In precision agriculture, the detection and recognition
of insects play an essential role in the ability of crops to
grow healthy and produce a high-quality yield. The current machine vision model requires a large volume of data
to achieve high performance. However, there are approximately 5.5 million different insect species in the world.
None of the existing insect datasets can cover even a fraction of them due to varying geographic locations and acquisition costs. In this paper, we introduce a novel “Insect1M” dataset, a game-changing resource poised to revolutionize insect-related foundation model training. Covering
a vast spectrum of insect species, our dataset, including 1
million images with dense identification labels of taxonomy
hierarchy and insect descriptions, offers a panoramic view
of entomology, enabling foundation models to comprehend
visual and semantic information about insects like never
before.

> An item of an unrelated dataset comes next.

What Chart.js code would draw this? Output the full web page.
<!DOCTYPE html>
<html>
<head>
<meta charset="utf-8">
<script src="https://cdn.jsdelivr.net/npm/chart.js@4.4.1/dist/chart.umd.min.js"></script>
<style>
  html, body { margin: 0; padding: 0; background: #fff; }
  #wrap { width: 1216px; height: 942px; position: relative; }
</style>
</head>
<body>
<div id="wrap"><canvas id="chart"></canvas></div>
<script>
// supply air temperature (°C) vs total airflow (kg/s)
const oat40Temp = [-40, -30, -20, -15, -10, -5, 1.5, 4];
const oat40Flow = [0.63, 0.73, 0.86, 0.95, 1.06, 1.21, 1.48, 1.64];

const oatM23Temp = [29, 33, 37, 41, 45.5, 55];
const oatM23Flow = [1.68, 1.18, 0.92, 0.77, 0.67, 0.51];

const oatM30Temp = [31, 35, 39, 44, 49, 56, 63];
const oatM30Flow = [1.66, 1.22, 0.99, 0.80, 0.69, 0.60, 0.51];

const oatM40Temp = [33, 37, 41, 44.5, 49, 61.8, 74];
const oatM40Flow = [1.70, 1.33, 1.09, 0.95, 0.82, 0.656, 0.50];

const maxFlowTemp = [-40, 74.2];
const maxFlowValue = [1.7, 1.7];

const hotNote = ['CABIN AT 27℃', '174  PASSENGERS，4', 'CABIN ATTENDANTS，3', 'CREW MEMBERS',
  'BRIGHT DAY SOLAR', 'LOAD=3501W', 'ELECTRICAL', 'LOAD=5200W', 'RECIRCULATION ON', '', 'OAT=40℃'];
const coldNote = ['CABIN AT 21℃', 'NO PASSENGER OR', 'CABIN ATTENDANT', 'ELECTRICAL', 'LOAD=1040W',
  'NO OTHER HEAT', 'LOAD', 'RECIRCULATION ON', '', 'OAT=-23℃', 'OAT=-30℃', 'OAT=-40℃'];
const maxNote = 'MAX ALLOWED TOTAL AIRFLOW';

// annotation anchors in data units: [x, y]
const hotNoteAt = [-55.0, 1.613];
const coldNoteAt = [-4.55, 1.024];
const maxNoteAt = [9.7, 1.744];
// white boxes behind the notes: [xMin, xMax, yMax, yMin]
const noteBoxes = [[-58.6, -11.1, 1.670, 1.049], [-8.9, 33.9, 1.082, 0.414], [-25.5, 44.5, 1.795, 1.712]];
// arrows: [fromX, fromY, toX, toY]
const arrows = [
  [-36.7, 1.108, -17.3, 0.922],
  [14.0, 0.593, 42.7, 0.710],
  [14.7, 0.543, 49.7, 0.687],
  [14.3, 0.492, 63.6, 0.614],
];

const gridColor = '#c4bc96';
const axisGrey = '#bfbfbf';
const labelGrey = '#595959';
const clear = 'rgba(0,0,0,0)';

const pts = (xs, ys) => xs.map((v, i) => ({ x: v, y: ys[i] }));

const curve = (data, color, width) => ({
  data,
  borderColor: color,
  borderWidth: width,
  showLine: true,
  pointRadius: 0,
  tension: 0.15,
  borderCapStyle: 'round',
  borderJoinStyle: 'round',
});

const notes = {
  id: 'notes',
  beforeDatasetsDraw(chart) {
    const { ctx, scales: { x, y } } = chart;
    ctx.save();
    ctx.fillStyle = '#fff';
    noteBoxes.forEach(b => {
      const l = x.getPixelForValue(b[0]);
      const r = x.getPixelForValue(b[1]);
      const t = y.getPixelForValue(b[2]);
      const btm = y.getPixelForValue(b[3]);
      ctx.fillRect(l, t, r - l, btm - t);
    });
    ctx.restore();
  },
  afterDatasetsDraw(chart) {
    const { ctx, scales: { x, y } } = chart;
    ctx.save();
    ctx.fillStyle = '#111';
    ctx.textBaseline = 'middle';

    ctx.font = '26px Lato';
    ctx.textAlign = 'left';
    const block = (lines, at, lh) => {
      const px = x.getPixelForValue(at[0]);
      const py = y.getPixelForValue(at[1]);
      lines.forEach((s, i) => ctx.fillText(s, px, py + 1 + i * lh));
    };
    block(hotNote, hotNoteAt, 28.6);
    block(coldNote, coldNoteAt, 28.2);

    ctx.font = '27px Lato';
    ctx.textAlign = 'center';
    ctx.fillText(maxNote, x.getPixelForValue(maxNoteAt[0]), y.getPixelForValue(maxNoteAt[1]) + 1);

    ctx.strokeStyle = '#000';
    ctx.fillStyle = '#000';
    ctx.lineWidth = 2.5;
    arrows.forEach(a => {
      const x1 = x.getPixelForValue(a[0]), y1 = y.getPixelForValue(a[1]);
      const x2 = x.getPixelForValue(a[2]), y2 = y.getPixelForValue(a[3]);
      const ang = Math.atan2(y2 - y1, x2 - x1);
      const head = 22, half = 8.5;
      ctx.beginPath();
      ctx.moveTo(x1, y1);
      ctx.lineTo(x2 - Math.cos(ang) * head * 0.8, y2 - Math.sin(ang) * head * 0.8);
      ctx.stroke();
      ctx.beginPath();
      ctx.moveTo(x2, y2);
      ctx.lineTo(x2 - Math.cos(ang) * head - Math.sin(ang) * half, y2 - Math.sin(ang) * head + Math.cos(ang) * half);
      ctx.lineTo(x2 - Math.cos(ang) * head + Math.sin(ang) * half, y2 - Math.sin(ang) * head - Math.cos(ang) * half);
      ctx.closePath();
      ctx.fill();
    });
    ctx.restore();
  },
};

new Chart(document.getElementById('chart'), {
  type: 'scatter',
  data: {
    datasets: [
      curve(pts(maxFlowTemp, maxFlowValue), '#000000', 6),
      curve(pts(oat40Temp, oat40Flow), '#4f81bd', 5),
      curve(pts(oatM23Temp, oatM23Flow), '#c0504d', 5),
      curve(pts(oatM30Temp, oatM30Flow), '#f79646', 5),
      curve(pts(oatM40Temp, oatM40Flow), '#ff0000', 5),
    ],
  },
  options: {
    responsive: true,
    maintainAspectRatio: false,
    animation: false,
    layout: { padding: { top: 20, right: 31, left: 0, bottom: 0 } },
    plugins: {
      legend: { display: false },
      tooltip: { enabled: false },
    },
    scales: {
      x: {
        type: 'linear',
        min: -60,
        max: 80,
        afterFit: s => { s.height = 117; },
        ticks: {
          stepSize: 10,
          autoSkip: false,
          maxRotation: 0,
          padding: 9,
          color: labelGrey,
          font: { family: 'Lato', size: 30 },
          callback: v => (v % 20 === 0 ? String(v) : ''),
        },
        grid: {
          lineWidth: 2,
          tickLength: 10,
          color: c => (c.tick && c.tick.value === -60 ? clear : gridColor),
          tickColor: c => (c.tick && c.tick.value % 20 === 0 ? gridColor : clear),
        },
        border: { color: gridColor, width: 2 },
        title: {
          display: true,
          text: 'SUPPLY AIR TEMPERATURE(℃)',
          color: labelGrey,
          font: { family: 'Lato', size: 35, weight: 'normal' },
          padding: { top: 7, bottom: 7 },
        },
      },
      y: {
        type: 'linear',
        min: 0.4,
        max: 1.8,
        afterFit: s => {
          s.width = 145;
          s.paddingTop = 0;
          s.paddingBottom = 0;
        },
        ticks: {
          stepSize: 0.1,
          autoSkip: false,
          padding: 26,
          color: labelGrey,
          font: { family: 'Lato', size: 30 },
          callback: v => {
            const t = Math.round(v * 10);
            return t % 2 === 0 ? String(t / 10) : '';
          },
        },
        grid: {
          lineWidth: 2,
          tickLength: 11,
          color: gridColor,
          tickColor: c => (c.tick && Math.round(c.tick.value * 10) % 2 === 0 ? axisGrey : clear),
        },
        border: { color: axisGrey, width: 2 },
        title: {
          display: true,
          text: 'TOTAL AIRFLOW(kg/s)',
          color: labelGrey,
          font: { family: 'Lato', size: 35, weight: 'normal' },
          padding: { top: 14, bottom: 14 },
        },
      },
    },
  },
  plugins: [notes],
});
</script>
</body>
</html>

Then, to efficiently establish an Insect Foundation
Model, we develop a micro-feature self-supervised learning method with a Patch-wise Relevant Attention mechanism capable of discerning the subtle differences among insect images. In addition, we introduce Description Consistency loss to improve micro-feature modeling via insect
descriptions. Through our experiments, we illustrate the
effectiveness of our proposed approach in insect modeling and achieve State-of-the-Art performance on standard
benchmarks of insect-related tasks. Our Insect Foundation
Model and Dataset promise to empower the next generation
of insect-related vision models, bringing them closer to the
ultimate goal of precision agriculture.
|